▸ Given instruction: Return only the number of lines that hold "matplotlib".

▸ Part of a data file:

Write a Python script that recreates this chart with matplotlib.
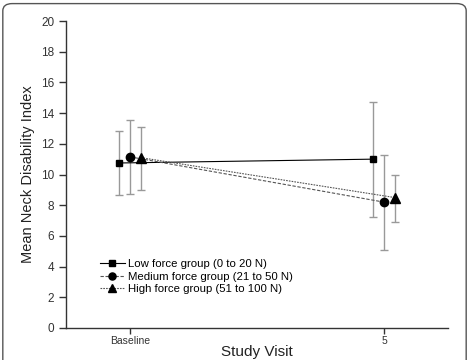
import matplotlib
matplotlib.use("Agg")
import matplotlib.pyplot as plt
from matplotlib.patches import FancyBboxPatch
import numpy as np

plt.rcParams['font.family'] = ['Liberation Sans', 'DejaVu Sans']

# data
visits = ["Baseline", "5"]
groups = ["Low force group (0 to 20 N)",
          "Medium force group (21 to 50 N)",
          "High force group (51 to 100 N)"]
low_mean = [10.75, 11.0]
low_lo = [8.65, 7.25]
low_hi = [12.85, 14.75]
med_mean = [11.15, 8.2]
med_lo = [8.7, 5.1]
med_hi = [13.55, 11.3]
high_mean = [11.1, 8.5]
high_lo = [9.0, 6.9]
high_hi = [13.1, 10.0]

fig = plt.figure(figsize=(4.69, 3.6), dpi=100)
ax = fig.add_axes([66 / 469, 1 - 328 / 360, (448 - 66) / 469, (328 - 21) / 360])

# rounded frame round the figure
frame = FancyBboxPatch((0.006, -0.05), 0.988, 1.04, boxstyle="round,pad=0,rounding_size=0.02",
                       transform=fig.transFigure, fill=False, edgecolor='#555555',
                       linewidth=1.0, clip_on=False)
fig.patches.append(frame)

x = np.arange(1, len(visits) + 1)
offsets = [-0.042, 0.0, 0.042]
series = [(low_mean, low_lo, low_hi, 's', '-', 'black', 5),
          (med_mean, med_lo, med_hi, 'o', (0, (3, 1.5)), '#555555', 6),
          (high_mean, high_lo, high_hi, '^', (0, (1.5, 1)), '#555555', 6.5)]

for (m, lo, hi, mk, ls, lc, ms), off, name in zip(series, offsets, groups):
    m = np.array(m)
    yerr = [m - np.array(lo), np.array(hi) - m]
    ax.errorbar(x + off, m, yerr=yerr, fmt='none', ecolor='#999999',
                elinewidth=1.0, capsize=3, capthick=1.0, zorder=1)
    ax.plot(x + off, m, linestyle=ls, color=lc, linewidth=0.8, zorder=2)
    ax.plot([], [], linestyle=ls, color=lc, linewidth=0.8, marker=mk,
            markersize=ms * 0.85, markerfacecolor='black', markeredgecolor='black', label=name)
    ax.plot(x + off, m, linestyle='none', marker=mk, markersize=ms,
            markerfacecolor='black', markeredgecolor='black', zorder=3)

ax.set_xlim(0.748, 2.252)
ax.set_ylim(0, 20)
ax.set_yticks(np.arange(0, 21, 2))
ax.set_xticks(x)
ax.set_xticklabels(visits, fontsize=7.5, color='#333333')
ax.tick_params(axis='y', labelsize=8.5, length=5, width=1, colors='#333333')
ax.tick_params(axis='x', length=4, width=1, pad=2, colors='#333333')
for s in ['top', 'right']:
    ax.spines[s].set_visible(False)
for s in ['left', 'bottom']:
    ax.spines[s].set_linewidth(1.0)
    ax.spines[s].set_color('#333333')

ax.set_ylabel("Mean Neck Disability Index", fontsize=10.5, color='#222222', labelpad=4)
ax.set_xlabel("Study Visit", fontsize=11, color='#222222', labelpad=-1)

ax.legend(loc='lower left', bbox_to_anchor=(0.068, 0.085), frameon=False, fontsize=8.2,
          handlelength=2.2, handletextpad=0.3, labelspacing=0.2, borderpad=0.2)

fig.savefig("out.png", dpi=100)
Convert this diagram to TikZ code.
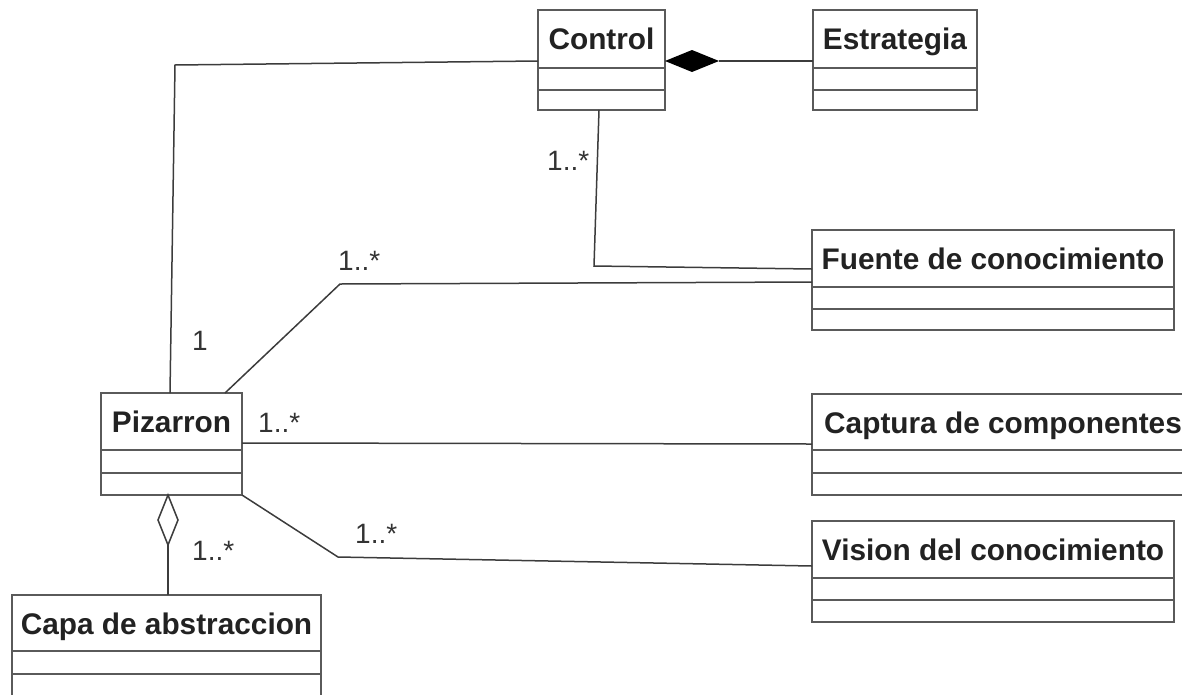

▸ Task answer: 5